BEIJING, July 27 (Reuters) – Chinese banks must ensure that loans they issue for investment projects are actually being put to use in the real economy, the country’s banking regulator said on Monday.

The warning came after Chinese banks pumped out a record 7.4 trillion yuan ($1.1 trillion) of loans in the first half of the year, almost 25 percent of GDP, fuelling official concerns that many were flowing into stock market and property speculation.

In announcing new rules to govern “fixed-asset investment loans”, the China Banking Regulatory Commission (CBRC) said many banks had not performed sufficient risk management and it vowed to strengthen supervision.

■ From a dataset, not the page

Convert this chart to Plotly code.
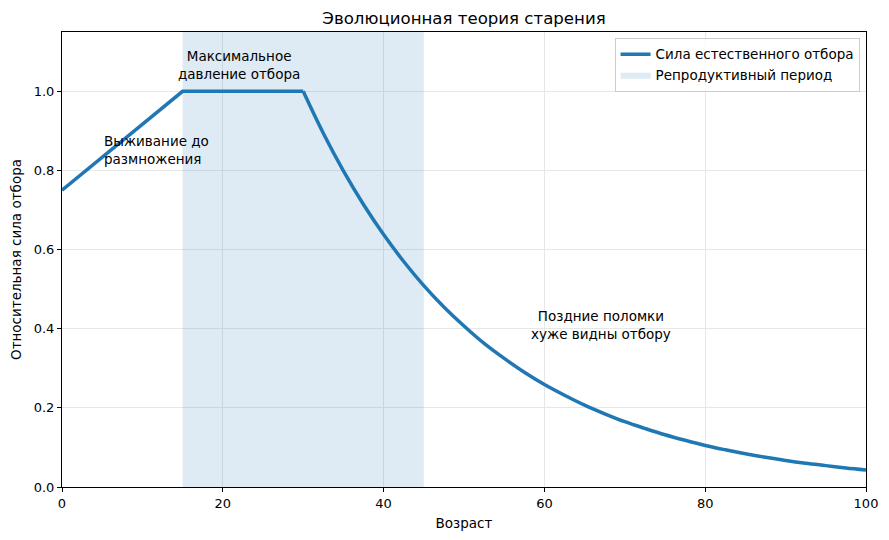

“Many financial institutions pursue business growth but are weak in risk management; highlight pre-lending examination but neglect after-loan supervision; or stop loan management at superficial levels,” the regulator said in a statement on its website (

It said banks must clearly stipulate in every loan agreement how credit will be used.

For any fixed-asset investment loan larger than 5 million yuan, banks should not give the entire amount to the borrower but rather give a portion to the end-recipient, CBRC said.

For example, a loan to a construction company for a building project could in part be channelled directly to the manufacturers of machines or materials that it plans to acquire.

Liu Mingkang, the head of the CBRC, warned last week of risk from surging bank lending, singling out the dangers of unhealthy growth in the property sector in particular.

The central bank last week also pledged to “focus money and credit growth on supporting sectors of the real economy” for the rest of the year.